Dataset items:

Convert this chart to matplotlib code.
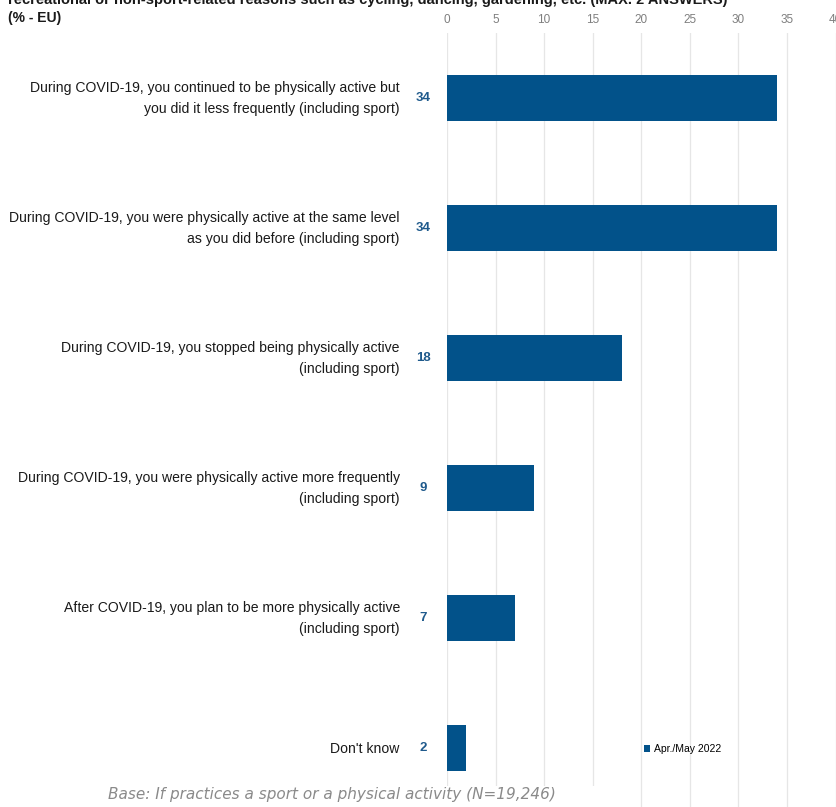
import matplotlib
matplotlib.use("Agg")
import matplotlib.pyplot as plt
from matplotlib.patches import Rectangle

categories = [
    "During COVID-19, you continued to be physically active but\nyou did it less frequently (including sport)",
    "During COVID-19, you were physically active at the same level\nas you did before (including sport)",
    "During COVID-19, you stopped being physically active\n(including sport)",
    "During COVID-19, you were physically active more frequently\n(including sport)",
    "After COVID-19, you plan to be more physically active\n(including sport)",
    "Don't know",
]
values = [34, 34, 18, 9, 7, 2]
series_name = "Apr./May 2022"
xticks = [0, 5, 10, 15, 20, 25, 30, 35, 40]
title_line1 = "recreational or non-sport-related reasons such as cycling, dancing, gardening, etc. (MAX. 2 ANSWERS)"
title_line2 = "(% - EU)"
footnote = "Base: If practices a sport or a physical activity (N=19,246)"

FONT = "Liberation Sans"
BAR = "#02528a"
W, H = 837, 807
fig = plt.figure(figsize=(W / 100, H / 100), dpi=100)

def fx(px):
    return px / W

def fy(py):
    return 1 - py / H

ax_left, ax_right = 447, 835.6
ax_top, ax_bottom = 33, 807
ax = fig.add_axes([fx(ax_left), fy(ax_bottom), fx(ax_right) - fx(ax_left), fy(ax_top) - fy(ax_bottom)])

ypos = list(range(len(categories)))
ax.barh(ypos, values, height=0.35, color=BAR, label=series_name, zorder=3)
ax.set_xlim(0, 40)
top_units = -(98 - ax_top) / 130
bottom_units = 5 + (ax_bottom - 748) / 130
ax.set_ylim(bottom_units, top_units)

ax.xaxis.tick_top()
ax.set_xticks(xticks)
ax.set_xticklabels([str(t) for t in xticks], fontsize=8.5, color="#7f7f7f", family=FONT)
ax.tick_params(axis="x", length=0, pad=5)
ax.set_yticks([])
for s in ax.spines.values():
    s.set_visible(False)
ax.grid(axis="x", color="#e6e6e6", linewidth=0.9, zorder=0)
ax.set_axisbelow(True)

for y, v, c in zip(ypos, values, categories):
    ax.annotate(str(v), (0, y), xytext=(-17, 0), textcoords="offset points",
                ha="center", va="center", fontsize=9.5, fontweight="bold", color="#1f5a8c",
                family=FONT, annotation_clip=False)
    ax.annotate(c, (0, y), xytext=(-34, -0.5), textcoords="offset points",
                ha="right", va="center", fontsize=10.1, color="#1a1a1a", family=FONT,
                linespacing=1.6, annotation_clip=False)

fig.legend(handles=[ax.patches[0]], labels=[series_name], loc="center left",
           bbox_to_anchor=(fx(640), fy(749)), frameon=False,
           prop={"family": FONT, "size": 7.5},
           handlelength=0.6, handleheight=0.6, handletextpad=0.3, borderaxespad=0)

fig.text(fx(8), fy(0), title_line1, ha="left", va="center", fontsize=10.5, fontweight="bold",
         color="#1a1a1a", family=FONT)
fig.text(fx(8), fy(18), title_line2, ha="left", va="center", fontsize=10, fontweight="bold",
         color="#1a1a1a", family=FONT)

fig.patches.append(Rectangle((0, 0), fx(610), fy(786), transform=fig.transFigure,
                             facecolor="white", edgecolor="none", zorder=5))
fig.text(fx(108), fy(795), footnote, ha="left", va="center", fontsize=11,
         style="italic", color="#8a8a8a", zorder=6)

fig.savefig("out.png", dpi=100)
* * *
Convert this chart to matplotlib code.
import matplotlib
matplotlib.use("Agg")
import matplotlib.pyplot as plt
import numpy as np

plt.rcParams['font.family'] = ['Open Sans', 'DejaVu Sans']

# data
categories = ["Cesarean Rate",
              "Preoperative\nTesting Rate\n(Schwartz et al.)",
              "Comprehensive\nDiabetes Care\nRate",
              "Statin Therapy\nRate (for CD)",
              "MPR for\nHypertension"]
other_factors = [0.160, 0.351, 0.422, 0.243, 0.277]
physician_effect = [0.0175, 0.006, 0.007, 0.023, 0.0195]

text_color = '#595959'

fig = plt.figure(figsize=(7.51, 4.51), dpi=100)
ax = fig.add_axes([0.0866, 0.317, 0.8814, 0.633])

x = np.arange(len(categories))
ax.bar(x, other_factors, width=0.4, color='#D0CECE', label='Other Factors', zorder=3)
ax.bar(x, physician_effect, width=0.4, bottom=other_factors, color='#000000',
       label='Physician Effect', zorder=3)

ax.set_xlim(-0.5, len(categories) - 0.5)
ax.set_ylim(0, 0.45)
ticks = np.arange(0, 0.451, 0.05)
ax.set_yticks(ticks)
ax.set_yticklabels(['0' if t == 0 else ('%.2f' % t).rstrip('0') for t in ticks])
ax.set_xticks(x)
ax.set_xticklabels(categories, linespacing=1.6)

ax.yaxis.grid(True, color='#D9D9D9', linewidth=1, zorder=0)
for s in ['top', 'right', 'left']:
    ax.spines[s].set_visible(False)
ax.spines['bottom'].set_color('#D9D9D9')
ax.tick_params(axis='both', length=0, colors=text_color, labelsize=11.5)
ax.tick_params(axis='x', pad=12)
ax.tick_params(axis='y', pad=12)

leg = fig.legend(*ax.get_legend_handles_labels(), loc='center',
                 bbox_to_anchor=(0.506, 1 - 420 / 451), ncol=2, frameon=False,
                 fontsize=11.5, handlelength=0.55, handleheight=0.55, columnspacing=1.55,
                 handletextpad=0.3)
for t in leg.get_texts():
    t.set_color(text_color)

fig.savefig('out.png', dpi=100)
---
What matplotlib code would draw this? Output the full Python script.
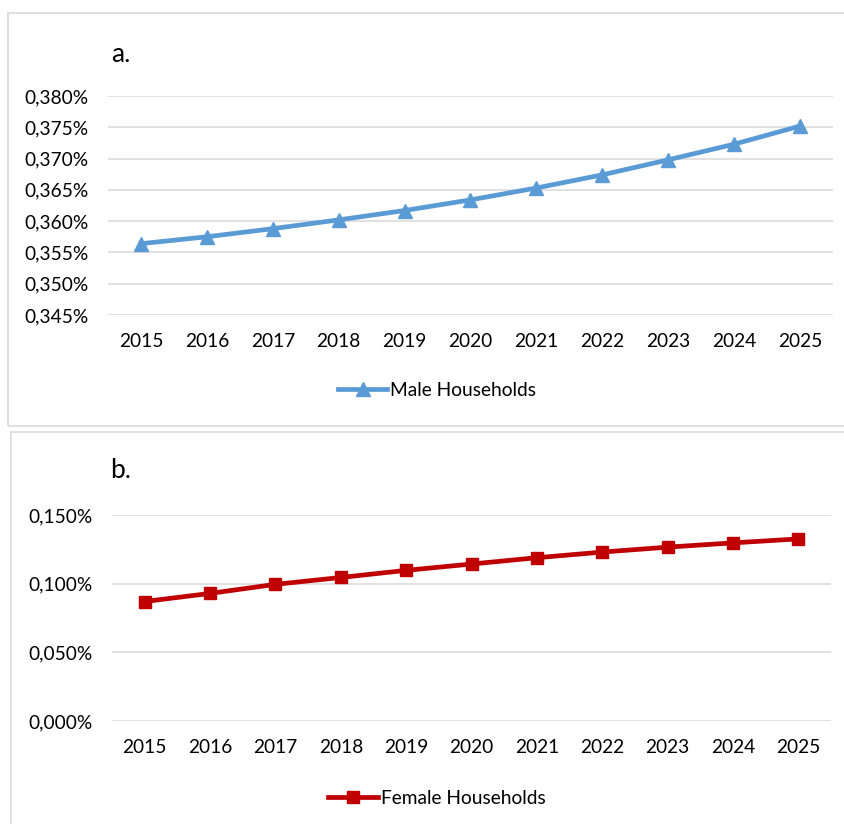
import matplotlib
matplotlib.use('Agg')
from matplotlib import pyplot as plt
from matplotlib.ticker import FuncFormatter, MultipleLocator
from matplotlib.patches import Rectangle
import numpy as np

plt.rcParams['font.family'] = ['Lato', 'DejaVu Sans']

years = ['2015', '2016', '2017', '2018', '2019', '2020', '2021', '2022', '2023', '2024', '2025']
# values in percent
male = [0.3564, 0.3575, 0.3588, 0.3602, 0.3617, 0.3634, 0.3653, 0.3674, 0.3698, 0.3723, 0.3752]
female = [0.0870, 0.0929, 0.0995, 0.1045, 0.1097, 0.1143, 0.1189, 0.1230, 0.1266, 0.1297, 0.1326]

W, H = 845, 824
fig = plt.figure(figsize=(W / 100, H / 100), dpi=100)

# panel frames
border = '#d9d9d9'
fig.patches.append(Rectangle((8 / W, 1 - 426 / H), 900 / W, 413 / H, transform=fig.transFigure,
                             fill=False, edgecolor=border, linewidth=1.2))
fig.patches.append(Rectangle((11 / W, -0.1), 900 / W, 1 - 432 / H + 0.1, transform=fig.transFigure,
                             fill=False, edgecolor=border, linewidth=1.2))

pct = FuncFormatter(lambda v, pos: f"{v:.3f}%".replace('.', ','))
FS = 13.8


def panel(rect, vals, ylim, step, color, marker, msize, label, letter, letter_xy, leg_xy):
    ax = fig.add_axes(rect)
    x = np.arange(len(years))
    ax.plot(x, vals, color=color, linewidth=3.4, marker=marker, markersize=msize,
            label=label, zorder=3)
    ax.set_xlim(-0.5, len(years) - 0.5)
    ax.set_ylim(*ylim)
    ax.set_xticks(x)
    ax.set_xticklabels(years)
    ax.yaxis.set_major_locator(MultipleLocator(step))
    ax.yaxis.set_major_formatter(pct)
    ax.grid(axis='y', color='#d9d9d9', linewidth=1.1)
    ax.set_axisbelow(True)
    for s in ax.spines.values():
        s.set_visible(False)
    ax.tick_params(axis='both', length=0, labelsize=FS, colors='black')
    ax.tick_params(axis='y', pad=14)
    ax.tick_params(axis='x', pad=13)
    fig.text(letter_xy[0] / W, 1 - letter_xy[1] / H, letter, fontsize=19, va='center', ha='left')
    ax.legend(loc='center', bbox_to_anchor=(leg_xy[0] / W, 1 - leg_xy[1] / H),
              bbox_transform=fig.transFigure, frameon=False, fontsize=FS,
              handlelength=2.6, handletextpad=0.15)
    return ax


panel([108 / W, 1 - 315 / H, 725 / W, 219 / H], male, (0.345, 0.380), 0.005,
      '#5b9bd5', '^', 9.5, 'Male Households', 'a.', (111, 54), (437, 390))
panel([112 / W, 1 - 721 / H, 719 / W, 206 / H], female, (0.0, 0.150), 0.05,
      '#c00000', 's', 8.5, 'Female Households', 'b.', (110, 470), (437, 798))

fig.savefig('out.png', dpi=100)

• EXERCISE GOAL: Exclude any pictures, and restate word for word the lines from the one containing "What matplotlib code" through the one containing "plt.rcParams['font.family'] = ['Lato', 'DejaVu", both included.

• RESULT OF THE TASK:
What matplotlib code would draw this? Output the full Python script.
import matplotlib
matplotlib.use('Agg')
from matplotlib import pyplot as plt
from matplotlib.ticker import FuncFormatter, MultipleLocator
from matplotlib.patches import Rectangle
import numpy as np

plt.rcParams['font.family'] = ['Lato', 'DejaVu Sans']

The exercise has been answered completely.